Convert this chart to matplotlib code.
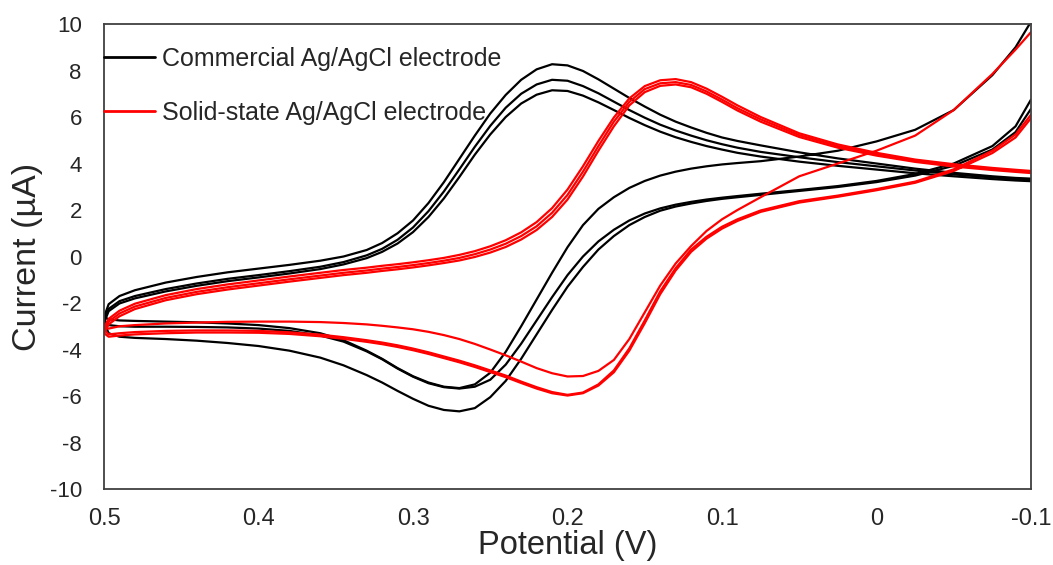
import matplotlib
matplotlib.use("Agg")
import matplotlib.pyplot as plt

plt.rcParams["font.family"] = ["Liberation Sans", "DejaVu Sans"]

# potential grid (V) shared by every branch
potential = [0.500, 0.497, 0.490, 0.480, 0.460, 0.440, 0.420, 0.400, 0.380, 0.360,
             0.345, 0.330, 0.320, 0.310, 0.300, 0.290, 0.280, 0.270, 0.260, 0.250,
             0.240, 0.230, 0.220, 0.210, 0.200, 0.190, 0.180, 0.170, 0.160, 0.150,
             0.140, 0.130, 0.120, 0.110, 0.100, 0.090, 0.075, 0.050, 0.025, 0.000,
             -0.025, -0.050, -0.075, -0.090, -0.100]

# commercial Ag/AgCl, three cycles: upper and lower branch currents (uA)
com_upper_1 = [-2.60, -2.05, -1.70, -1.45, -1.12, -0.88, -0.68, -0.52, -0.36, -0.18,
               0.00, 0.28, 0.58, 1.00, 1.55, 2.30, 3.20, 4.20, 5.20, 6.15,
               6.95, 7.60, 8.05, 8.27, 8.22, 7.98, 7.62, 7.22, 6.82, 6.45,
               6.10, 5.80, 5.55, 5.32, 5.12, 4.97, 4.78, 4.48, 4.22, 4.00,
               3.78, 3.60, 3.45, 3.38, 3.35]
com_upper_2 = [-2.75, -2.25, -1.92, -1.70, -1.40, -1.16, -0.96, -0.80, -0.63, -0.44,
               -0.24, 0.05, 0.33, 0.72, 1.25, 1.95, 2.80, 3.75, 4.72, 5.62,
               6.40, 7.00, 7.40, 7.60, 7.56, 7.33, 7.02, 6.66, 6.30, 5.97,
               5.67, 5.42, 5.20, 5.00, 4.83, 4.68, 4.50, 4.27, 4.06, 3.88,
               3.70, 3.53, 3.40, 3.33, 3.30]
com_upper_3 = [-2.85, -2.35, -2.02, -1.80, -1.50, -1.26, -1.06, -0.90, -0.73, -0.54,
               -0.34, -0.07, 0.20, 0.56, 1.05, 1.70, 2.50, 3.42, 4.38, 5.25,
               6.00, 6.58, 6.96, 7.15, 7.12, 6.92, 6.63, 6.30, 5.96, 5.65,
               5.37, 5.13, 4.93, 4.75, 4.60, 4.46, 4.30, 4.08, 3.90, 3.74,
               3.58, 3.45, 3.33, 3.27, 3.24]
com_lower_1 = [-2.60, -2.70, -2.75, -2.77, -2.80, -2.83, -2.88, -2.95, -3.08, -3.30,
               -3.60, -4.05, -4.40, -4.80, -5.15, -5.42, -5.60, -5.66, -5.50, -5.00,
               -4.10, -3.00, -1.85, -0.70, 0.40, 1.35, 2.05, 2.55, 2.95, 3.25,
               3.48, 3.65, 3.78, 3.88, 3.96, 4.02, 4.10, 4.30, 4.55, 4.95,
               5.45, 6.30, 7.80, 9.00, 10.10]
com_lower_2 = [-2.75, -2.95, -3.00, -3.02, -3.02, -3.03, -3.05, -3.10, -3.20, -3.40,
               -3.66, -4.08, -4.42, -4.82, -5.17, -5.45, -5.62, -5.68, -5.60, -5.30,
               -4.65, -3.75, -2.75, -1.75, -0.80, 0.00, 0.65, 1.15, 1.55, 1.85,
               2.07, 2.23, 2.35, 2.45, 2.53, 2.60, 2.70, 2.86, 3.03, 3.25,
               3.55, 4.00, 4.75, 5.60, 6.75]
com_lower_3 = [-2.85, -3.30, -3.45, -3.50, -3.55, -3.62, -3.72, -3.85, -4.05, -4.35,
               -4.68, -5.10, -5.42, -5.78, -6.12, -6.42, -6.60, -6.66, -6.52, -6.05,
               -5.35, -4.40, -3.35, -2.30, -1.30, -0.45, 0.30, 0.88, 1.35, 1.70,
               1.97, 2.15, 2.28, 2.39, 2.48, 2.55, 2.65, 2.82, 2.99, 3.20,
               3.48, 3.90, 4.60, 5.35, 6.35]

# solid-state Ag/AgCl, three cycles
sol_upper_1 = [-3.05, -2.68, -2.33, -2.03, -1.66, -1.40, -1.20, -1.03, -0.86, -0.70,
               -0.58, -0.48, -0.40, -0.33, -0.25, -0.16, -0.06, 0.07, 0.23, 0.44,
               0.70, 1.04, 1.48, 2.08, 2.88, 3.88, 4.97, 5.98, 6.80, 7.33,
               7.58, 7.63, 7.50, 7.22, 6.87, 6.50, 6.00, 5.30, 4.82, 4.46,
               4.17, 3.97, 3.81, 3.73, 3.68]
sol_upper_2 = [-3.15, -2.80, -2.45, -2.15, -1.78, -1.52, -1.32, -1.15, -0.98, -0.82,
               -0.70, -0.60, -0.52, -0.45, -0.37, -0.28, -0.18, -0.06, 0.10, 0.30,
               0.55, 0.88, 1.30, 1.88, 2.65, 3.65, 4.75, 5.80, 6.65, 7.20,
               7.45, 7.50, 7.38, 7.10, 6.75, 6.38, 5.90, 5.22, 4.75, 4.40,
               4.12, 3.92, 3.76, 3.68, 3.63]
sol_upper_3 = [-3.30, -2.92, -2.57, -2.26, -1.88, -1.62, -1.42, -1.25, -1.08, -0.92,
               -0.80, -0.70, -0.62, -0.55, -0.47, -0.38, -0.28, -0.17, -0.02, 0.17,
               0.41, 0.73, 1.14, 1.70, 2.45, 3.44, 4.55, 5.60, 6.50, 7.07,
               7.34, 7.40, 7.28, 7.00, 6.65, 6.28, 5.80, 5.14, 4.68, 4.34,
               4.07, 3.87, 3.72, 3.64, 3.59]
sol_lower_1 = [-3.05, -3.10, -3.00, -2.95, -2.88, -2.84, -2.81, -2.80, -2.80, -2.82,
               -2.86, -2.92, -2.98, -3.05, -3.13, -3.24, -3.38, -3.55, -3.76, -4.00,
               -4.25, -4.52, -4.80, -5.02, -5.16, -5.14, -4.92, -4.45, -3.55, -2.40,
               -1.25, -0.30, 0.45, 1.10, 1.60, 2.00, 2.55, 3.45, 4.00, 4.55,
               5.20, 6.30, 7.85, 8.90, 9.65]
sol_lower_2 = [-3.15, -3.35, -3.30, -3.25, -3.20, -3.18, -3.18, -3.20, -3.26, -3.36,
               -3.47, -3.60, -3.70, -3.82, -3.96, -4.12, -4.30, -4.48, -4.68, -4.90,
               -5.12, -5.38, -5.62, -5.83, -5.95, -5.85, -5.50, -4.90, -3.95, -2.75,
               -1.50, -0.50, 0.30, 0.85, 1.28, 1.60, 1.98, 2.38, 2.62, 2.90,
               3.22, 3.75, 4.55, 5.25, 6.10]
sol_lower_3 = [-3.30, -3.45, -3.40, -3.35, -3.30, -3.27, -3.27, -3.28, -3.33, -3.43,
               -3.54, -3.67, -3.77, -3.89, -4.03, -4.19, -4.37, -4.55, -4.75, -4.97,
               -5.19, -5.44, -5.68, -5.88, -5.98, -5.88, -5.55, -4.98, -4.05, -2.87,
               -1.62, -0.60, 0.20, 0.77, 1.20, 1.53, 1.92, 2.32, 2.57, 2.85,
               3.17, 3.68, 4.45, 5.12, 5.95]

x_ticks = [0.5, 0.4, 0.3, 0.2, 0.1, 0.0, -0.1]
x_tick_labels = ["0.5", "0.4", "0.3", "0.2", "0.1", "0", "-0.1"]
y_ticks = [10, 8, 6, 4, 2, 0, -2, -4, -6, -8, -10]
y_tick_labels = ["10", "8", "6", "4", "2", "0", "-2", "-4", "-6", "-8", "-10"]

series = [
    ("Commercial Ag/AgCl electrode", "black",
     [(com_upper_1, com_lower_1), (com_upper_2, com_lower_2), (com_upper_3, com_lower_3)]),
    ("Solid-state Ag/AgCl electrode", "#ff0000",
     [(sol_upper_1, sol_lower_1), (sol_upper_2, sol_lower_2), (sol_upper_3, sol_lower_3)]),
]

fig = plt.figure(figsize=(10.53, 5.65), dpi=100, facecolor="white")
ax = fig.add_axes([0.0988, 0.1345, 0.8803, 0.8230])

handles = []
for label, color, cycles in series:
    for i, (upper, lower) in enumerate(cycles):
        # lower branch back to 0.5 V, then upper branch out to -0.1 V
        xs = potential[::-1] + potential
        ys = lower[::-1] + upper
        line, = ax.plot(xs, ys, color=color, linewidth=1.6,
                        solid_joinstyle="round", solid_capstyle="round",
                        label=label if i == 0 else None)
        if i == 0:
            handles.append(line)

ax.set_xlim(0.5, -0.1)
ax.set_ylim(-10, 10)
ax.set_xticks(x_ticks)
ax.set_xticklabels(x_tick_labels, fontsize=17)
ax.set_yticks(y_ticks)
ax.set_yticklabels(y_tick_labels, fontsize=16)
ax.tick_params(axis="both", length=0, colors="#262626")
ax.tick_params(axis="y", pad=16)
ax.tick_params(axis="x", pad=14)
for spine in ax.spines.values():
    spine.set_color("#404040")
    spine.set_linewidth(1.3)

ax.set_xlabel("Potential (V)", fontsize=23.5, color="#262626", labelpad=0)
ax.set_ylabel("Current (\u00b5A)", fontsize=24.5, color="#262626", labelpad=5)

leg = ax.legend(handles=handles, loc="upper left", bbox_to_anchor=(0.0, 1 - 23 / 465),
                frameon=False, borderpad=0, borderaxespad=0, fontsize=18.0,
                handlelength=2.05, handletextpad=0.25, labelspacing=1.2,
                labelcolor="#262626")
for h in leg.get_lines():
    h.set_linewidth(2.0)

fig.savefig("out.png", dpi=100, facecolor="white")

+ + + +

WORK TO DO:
Please quote the lines of the material, beginning with the first and ending with the one that contains "-0.025, -0.050, -0.075, -0.090, -0.100]", exactly as written and without any pictures.

EXERCISE SOLUTION:
Convert this chart to matplotlib code.
import matplotlib
matplotlib.use("Agg")
import matplotlib.pyplot as plt

plt.rcParams["font.family"] = ["Liberation Sans", "DejaVu Sans"]

# potential grid (V) shared by every branch
potential = [0.500, 0.497, 0.490, 0.480, 0.460, 0.440, 0.420, 0.400, 0.380, 0.360,
             0.345, 0.330, 0.320, 0.310, 0.300, 0.290, 0.280, 0.270, 0.260, 0.250,
             0.240, 0.230, 0.220, 0.210, 0.200, 0.190, 0.180, 0.170, 0.160, 0.150,
             0.140, 0.130, 0.120, 0.110, 0.100, 0.090, 0.075, 0.050, 0.025, 0.000,
             -0.025, -0.050, -0.075, -0.090, -0.100]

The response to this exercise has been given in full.